Un brano retrò, un brano che ci si immagina cantato in qualche locale raffinato degli anni ’50. Una canzone con molto gusto, soprattutto per il cambiamento repentino fra strofa e ritornello che però non stride ma anzi, dona una connotazione ancora migliore al brano. Interessante. Nuovo interludio “Interlude: I’m Not Angry Any More”, dove la voce di Hayley si muove su un motivetto non certo originale; diversamente degli altri due intramezzi molto piacevoli questo risulta quasi superfluo. Si conclude con “Be Alone” altro pezzo potente ma nello stesso tempo armonioso. In questo caso è il testo a farla da padrona: “You should be alone / Yeah, you should be alone / You should be alone with me / We could be alone / Yeah, we could be alone / But never get too low on me”. Un puro scioglilingua.

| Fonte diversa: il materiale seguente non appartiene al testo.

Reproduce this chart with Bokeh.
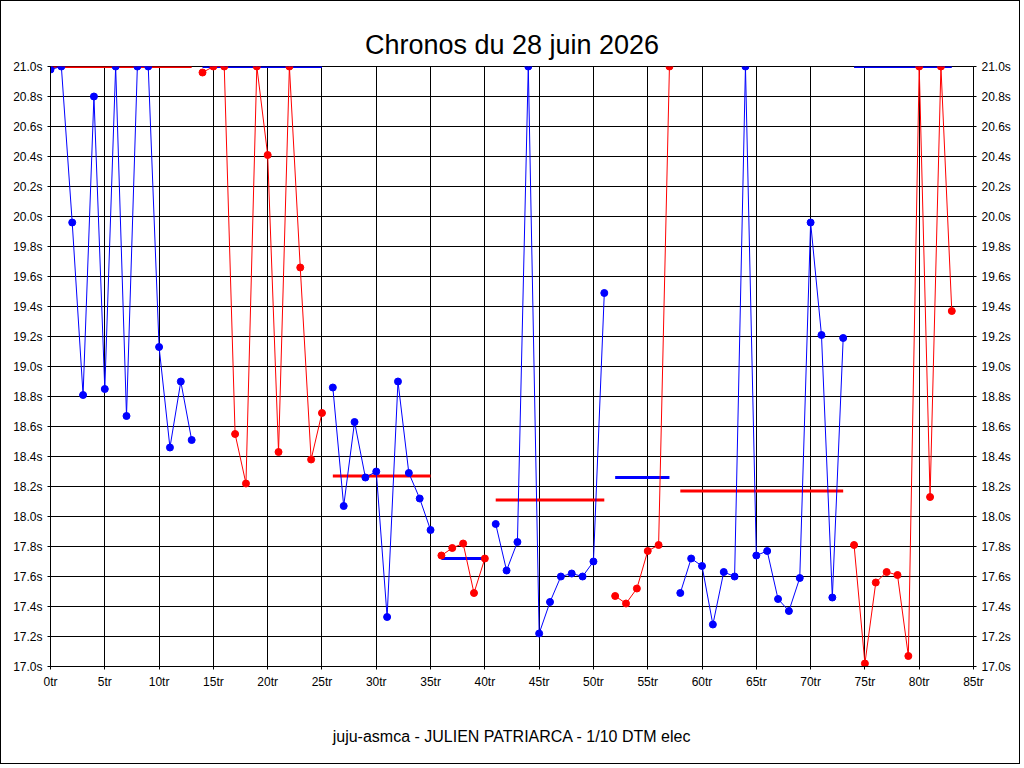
from bokeh.plotting import figure
from bokeh.models import FixedTicker, LinearAxis, Range1d
from bokeh.embed import file_html
from bokeh.resources import INLINE

# stints: laps, times, colour of points, average value, average line colour
stint_laps = [
    list(range(0, 14)), list(range(14, 26)), list(range(26, 36)), list(range(36, 41)),
    list(range(41, 52)), list(range(52, 58)), list(range(58, 74)), list(range(74, 84)),
]
stint_times = [
    [20.98, 21.0, 19.96, 18.81, 20.8, 18.85, 21.0, 18.67, 21.0, 21.0, 19.13, 18.46, 18.90, 18.51],
    [20.96, 21.0, 21.0, 18.55, 18.22, 21.0, 20.41, 18.43, 21.0, 19.66, 18.38, 18.69],
    [18.86, 18.07, 18.63, 18.26, 18.30, 17.33, 18.90, 18.29, 18.12, 17.91],
    [17.74, 17.79, 17.82, 17.49, 17.72],
    [17.95, 17.64, 17.83, 21.0, 17.22, 17.43, 17.60, 17.62, 17.60, 17.70, 19.49],
    [17.47, 17.42, 17.52, 17.77, 17.81, 21.0],
    [17.49, 17.72, 17.67, 17.28, 17.63, 17.60, 21.0, 17.74, 17.77, 17.45, 17.37, 17.59, 19.96, 19.21, 17.46, 19.19],
    [17.81, 17.02, 17.56, 17.63, 17.61, 17.07, 21.0, 18.13, 21.0, 19.37],
]
stint_colors = ["blue", "red", "blue", "red", "blue", "red", "blue", "red"]
stint_avgs = [21.0, 21.0, 18.27, 17.72, 18.11, 18.26, 18.17, 21.0]
avg_colors = ["red", "blue", "red", "blue", "red", "blue", "red", "blue"]

x_ticks = list(range(0, 90, 5))
y_ticks = [round(17.0 + 0.2 * i, 1) for i in range(21)]

p = figure(width=1020, height=764, output_backend="svg", toolbar_location=None,
           x_range=Range1d(0, 85), y_range=Range1d(17.0, 21.0),
           background_fill_color="white", border_fill_color="white",
           min_border_left=49, min_border_right=48, min_border_top=65, min_border_bottom=99)
p.styles = {"border": "1px solid black"}
p.title.text = "Chronos du 28 juin 2026"
p.title.align = "center"
p.title.text_font = "Liberation Sans"
p.title.text_font_size = "27px"
p.title.text_font_style = "normal"
p.title.text_color = "black"
p.title.offset = 0
p.title.standoff = 14
p.outline_line_color = "black"

for laps, times, c, avg, ac in zip(stint_laps, stint_times, stint_colors, stint_avgs, avg_colors):
    p.line([laps[0], laps[-1]], [avg, avg], color=ac, line_width=3)
    p.line(laps, times, color=c, line_width=1)
    p.scatter(laps, times, color=c, size=7)

font = "Liberation Sans"
p.xaxis.ticker = FixedTicker(ticks=x_ticks)
p.xaxis.major_label_overrides = {t: f"{t}tr" for t in x_ticks}
p.yaxis.ticker = FixedTicker(ticks=y_ticks)
p.yaxis.major_label_overrides = {t: f"{t:.1f}s" for t in y_ticks}
right = LinearAxis(ticker=FixedTicker(ticks=y_ticks),
                   major_label_overrides={t: f"{t:.1f}s" for t in y_ticks})
p.add_layout(right, "right")
for ax in [p.xaxis[0], p.yaxis[0], right]:
    ax.minor_tick_line_color = None
    ax.major_tick_out = 3
    ax.major_tick_in = 0
    ax.major_label_text_font = font
    ax.major_label_text_font_size = "12px"
    ax.major_label_text_color = "black"
    ax.axis_line_color = "black"
p.xaxis.axis_label = "juju-asmca - JULIEN PATRIARCA - 1/10 DTM elec"
p.xaxis.axis_label_standoff = 36
p.xaxis.axis_label_text_font = font
p.xaxis.axis_label_text_font_size = "16px"
p.xaxis.axis_label_text_font_style = "normal"
p.xaxis.axis_label_text_color = "black"

p.grid.grid_line_color = "black"
p.grid.grid_line_alpha = 1.0
p.xgrid.ticker = FixedTicker(ticks=x_ticks)
p.ygrid.ticker = FixedTicker(ticks=y_ticks)

open("out.html", "w").write(file_html(p, INLINE))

“Paramore” si conclude con “Future“, traccia che lascia intravedere la voglia della band di andare avanti, sin dal titolo. Brano ambient fine, impalpabile e ancora una volta acustico. I Paramore, dopo ben 16 tracce concludono con l’ultima di 7.51 minuti. “Future” infonde calma e tranquillità nella prima parte del brano per poi esplodere letteralmente in una conclusione musicalmente aggressiva, in grado di sfiorare l’hard rock. Ecco le due anime dei Paramore e, da quanto ascoltato fin ora, potrebbero essere molte di più. Un gradevole lavoro che punta alla sperimentazione con gusto e attenzione.